Providence Redlining Map
Redlining Map of Providence, RI with graded areas, from the Mapping Inequality Project

There are a few other sources to choose from, but none of them are as complete. I originally thought of the National Archives which I thought would be the likely holder of the original paper maps, but only a fraction have been digitized. The PolicyMap database has most (but not all) of the maps available as a feature you can overlay in their platform. If you’re doing a basic web search this Slate article is among the first resources you’ll encounter, but most of the links are broken (which says something about the ephemeral nature of these kinds of digital projects).

How many maps were made? Amy Hillier’s work was among the earlier studies that examined these maps, and her case study of Philadelphia includes a detailed summary of the history of the HOLC program with references to primary source material. According to her research, 239 of these maps were made and she provides a list of each of the cities in the appendix. I was trying to discover how many maps were available in Rhode Island and found this list wasn’t complete; it only included Providence, while the Mapping Inequality project has maps for Providence, Pawtucket & Central Falls, and Woonsocket.
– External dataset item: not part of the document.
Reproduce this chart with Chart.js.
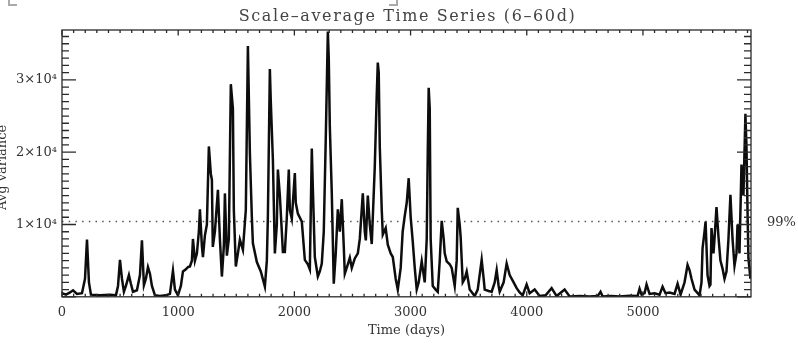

I counted 202 maps based on unique names on Mapping Inequality, but some several individual maps include multiple cities.

She mentions that a population of 40,000 people was used as a cut-off for deciding which places to map, but noted that there were exceptions; Washington DC was omitted entirely, while there are several maps for urban counties in New Jersey as opposed to cities. In some case cities that were below the 40k threshold that were located beside larger ones were included. I checked the 1930 census against the three cities in Rhode Island that had maps, and indeed they were the only RI cities at that time that had more than 40k people (Central Falls had less than 40k but was included with Pawtucket as they’re adjacent). So this seemed to provide reasonable assurance that these were the only ones in existence for RI.

Finding the population data for the cities was another surprise. I had assumed this data was available in the NHGIS, but it wasn’t. The NHGIS includes data for places (Census Places) back to the 1970 census, which was the beginning of the period where a formal, bounded census place geography existed. Prior to this time, the Census Bureau published population count data for cities using other means, and the NHGIS is still working to include this information. It does exist (as you can find it in Wikipedia articles for most major cities) but is buried in old PDF reports on the Census Bureau’s website.

If you’re interested in learning more about the redlining maps beyond the documentation provided by Mapping Inequality, these articles provide detailed overviews of the HOLC and the residential security maps program, as well as their implications to the present day. You’ll need to access them through a library database:

Hillier, A.E. (2005). “Residential Security Maps and Neighborhood Appraisals: The Home Owners’ Loan Corporation and the Case of Philadelphia.” Social Science History, 29(2): 207-233.

Greer, J. (2012). “The Home Owners’ Loan Corporation and the Development of the Residential Security Maps“. Journal of Urban History, 39(2): 275-296.